La seule organisation crédible, c’est le GRPC de Robert Sagna Aujourd’hui, de l’avis de tous les observateurs, la seule et unique organisation qui fait un travail qui peut être payant demain, c’est le Groupe de réflexion pour la paix en Casamance (GRPC) de l’ancien ministre d’Etat Robert Sagna dont l’approche a un double avantage : impliquer toutes les populations de la Casamance dans le processus de paix et, en même temps, parler avec les vrais combattants du Mfdc.

En fait Robert Sagna, connaissant bien la sociologie locale, a bâti son projet de paix autour de l’idée qu’on ne peut pas construire la paix sans l’implication des villages. De son point de vue, en effet, les combattants du Mfdc qui se trouvent dans le maquis y ont été délégués par des gens vivant dans leurs villages respectifs. Donc, pour les en faire sortir, il faut prendre langue avec ceux qui les ont délégués, estime-t-il fort justement.

Ainsi, Robert Sagna et son groupe composé de personnes ressources comme l’éminent historien Nouha Cissé, très au fait des pratiques ancestrales de règlement de conflits en Casamance, parcourent inlassablement tous les coins de la Casamance pour animer des forums auxquels prennent part tous les segments des populations et des combattants actifs du Mfdc, originaires des localités qui accueillent ces forums.

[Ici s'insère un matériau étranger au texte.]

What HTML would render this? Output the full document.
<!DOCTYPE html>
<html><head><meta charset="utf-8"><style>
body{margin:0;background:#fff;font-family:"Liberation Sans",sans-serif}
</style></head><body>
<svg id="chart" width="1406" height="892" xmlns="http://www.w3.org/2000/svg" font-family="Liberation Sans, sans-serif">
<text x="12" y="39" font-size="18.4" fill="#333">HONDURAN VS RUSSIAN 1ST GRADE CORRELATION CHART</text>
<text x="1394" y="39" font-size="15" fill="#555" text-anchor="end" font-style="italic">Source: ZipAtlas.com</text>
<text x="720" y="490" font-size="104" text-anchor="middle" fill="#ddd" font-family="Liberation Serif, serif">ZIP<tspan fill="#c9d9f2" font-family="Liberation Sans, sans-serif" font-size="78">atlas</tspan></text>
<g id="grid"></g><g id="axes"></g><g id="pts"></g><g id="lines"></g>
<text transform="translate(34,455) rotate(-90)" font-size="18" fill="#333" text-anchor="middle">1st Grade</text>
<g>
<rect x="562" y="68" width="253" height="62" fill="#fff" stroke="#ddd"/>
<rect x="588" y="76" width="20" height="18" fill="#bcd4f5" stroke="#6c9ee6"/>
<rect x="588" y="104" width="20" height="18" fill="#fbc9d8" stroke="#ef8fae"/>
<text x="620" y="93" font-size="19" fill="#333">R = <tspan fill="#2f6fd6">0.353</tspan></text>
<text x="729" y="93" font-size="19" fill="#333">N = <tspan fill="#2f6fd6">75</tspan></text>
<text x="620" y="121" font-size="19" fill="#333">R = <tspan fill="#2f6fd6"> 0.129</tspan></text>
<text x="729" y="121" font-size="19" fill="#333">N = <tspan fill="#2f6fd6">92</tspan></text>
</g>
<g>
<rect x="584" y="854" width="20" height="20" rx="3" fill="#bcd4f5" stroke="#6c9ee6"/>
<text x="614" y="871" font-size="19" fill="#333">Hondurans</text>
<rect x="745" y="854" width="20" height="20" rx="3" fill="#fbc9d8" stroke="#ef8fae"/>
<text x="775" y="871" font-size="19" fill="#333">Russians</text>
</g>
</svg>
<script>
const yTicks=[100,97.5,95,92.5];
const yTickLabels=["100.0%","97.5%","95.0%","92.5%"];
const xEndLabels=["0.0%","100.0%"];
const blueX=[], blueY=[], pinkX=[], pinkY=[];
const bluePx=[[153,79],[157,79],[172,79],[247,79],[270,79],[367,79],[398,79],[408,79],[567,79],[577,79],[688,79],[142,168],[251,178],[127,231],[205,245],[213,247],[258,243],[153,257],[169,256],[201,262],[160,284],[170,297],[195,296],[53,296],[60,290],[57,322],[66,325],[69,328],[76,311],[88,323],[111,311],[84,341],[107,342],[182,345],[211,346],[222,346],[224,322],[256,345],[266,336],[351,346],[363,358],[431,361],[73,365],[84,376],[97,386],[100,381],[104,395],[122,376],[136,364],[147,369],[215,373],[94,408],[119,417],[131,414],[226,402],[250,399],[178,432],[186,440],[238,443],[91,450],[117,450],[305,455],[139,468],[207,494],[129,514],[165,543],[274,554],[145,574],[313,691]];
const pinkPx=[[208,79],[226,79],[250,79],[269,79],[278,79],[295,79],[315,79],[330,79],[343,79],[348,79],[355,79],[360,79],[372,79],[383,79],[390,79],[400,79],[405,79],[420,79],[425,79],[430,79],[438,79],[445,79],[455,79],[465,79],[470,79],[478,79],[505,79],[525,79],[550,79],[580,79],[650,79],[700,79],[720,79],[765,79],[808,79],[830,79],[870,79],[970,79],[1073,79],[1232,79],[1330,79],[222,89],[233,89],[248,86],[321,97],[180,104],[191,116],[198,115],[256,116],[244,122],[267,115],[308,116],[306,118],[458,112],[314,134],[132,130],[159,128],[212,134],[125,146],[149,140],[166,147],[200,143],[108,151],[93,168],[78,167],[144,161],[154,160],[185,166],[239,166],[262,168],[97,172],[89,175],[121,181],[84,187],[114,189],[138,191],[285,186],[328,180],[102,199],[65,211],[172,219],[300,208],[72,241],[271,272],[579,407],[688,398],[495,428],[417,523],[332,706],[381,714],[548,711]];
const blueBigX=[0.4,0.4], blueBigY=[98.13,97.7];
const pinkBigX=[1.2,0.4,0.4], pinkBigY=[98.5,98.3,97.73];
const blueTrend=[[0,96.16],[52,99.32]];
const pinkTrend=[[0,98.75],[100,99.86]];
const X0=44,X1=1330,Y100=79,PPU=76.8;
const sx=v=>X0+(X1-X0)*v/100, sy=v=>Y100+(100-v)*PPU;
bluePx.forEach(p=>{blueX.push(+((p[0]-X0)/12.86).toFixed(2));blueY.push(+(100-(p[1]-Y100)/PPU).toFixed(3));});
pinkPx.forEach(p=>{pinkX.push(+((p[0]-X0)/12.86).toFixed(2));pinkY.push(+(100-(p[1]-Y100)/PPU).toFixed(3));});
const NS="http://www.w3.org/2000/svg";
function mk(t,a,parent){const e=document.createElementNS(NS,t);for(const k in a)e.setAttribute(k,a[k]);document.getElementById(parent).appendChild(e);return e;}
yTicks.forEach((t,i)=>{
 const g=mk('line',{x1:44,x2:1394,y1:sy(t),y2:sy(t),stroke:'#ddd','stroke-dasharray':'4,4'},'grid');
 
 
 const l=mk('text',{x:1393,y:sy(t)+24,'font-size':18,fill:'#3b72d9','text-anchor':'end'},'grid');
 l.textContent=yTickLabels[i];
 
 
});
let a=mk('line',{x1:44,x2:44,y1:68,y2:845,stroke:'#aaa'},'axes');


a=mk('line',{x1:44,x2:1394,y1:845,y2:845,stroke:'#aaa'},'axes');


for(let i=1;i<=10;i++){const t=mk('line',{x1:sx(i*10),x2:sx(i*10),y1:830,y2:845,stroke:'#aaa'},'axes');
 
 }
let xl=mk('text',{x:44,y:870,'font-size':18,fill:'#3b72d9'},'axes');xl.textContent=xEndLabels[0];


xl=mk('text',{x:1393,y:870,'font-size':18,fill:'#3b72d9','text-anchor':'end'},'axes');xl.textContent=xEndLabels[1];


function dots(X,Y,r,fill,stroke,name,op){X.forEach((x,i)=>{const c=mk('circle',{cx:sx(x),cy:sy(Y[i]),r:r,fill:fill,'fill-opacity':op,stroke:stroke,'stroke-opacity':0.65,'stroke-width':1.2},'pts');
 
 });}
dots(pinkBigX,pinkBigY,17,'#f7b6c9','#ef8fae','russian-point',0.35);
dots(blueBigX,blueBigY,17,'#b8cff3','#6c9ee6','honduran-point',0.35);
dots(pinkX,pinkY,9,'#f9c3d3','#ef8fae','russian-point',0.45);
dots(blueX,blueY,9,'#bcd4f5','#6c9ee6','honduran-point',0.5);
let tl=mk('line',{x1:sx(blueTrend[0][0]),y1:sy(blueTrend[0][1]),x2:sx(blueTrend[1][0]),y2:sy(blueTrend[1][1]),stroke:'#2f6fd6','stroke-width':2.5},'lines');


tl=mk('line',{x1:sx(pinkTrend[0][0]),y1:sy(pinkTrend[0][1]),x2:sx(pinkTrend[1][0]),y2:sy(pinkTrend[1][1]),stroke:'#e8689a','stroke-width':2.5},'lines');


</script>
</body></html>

À la fin de chacun de ces forums, il rencontre ces combattants avec son staff, à huis clos, pour leur expliquer le sens de sa démarche. Certes, la paix n’est pas encore totalement revenue en Casamance mais ces démarches entreprises par l’ancien maire de Ziguinchor ont permis d’obtenir des résultats très significatifs. Parce que des zones naguère très redoutées, comme le Narang où personne n’osait s’aventurer, ont retrouvé la quiétude et la sérénité aujourd’hui. Quand on y va aujourd’hui, on voit partout le drapeau du Sénégal flotter, preuve que la paix est en train d’y revenir de façon progressive.

Toutefois, ces acquis ne doivent pas amener le gouvernement à dormir sur ses lauriers et penser que la paix est revenue définitivement, avertit le professeur Nouha Cissé qui demande avec insistance à l’Etat de ne pas chercher à vouloir régler cette crise par le pourrissement. En clair, le professeur Cissé demande à l’Etat de prendre langue avec les indépendantistes pour conclure des accords, gage d’une paix définitive.

Ce qui se passe actuellement semble lui donner raison. En fait, rien ne laissait présager une nouvelle reprise des hostilités dans la région, après tant d’années d’accalmie. En l’état actuel, nul ne sait quelle tournure vont prendre les événements d’autant que c’est la faction du Mfdc considérée jusque-là par tous les observateurs comme modérée, qui est aux prises avec l’armée.

Avec cette énième reprise des hostilités, on est tenté de dire que toutes ces rencontres tenues ces derniers mois dans des hôtels au Cap-Skirring, ce n’était que du théâtre et rien que du théâtre comme les ont qualifiées du reste certains membres du Mfdc vivant à Ziguinchor qui ont préféré de ne pas y aller pour, disent-ils, ne pas cautionner des duperies.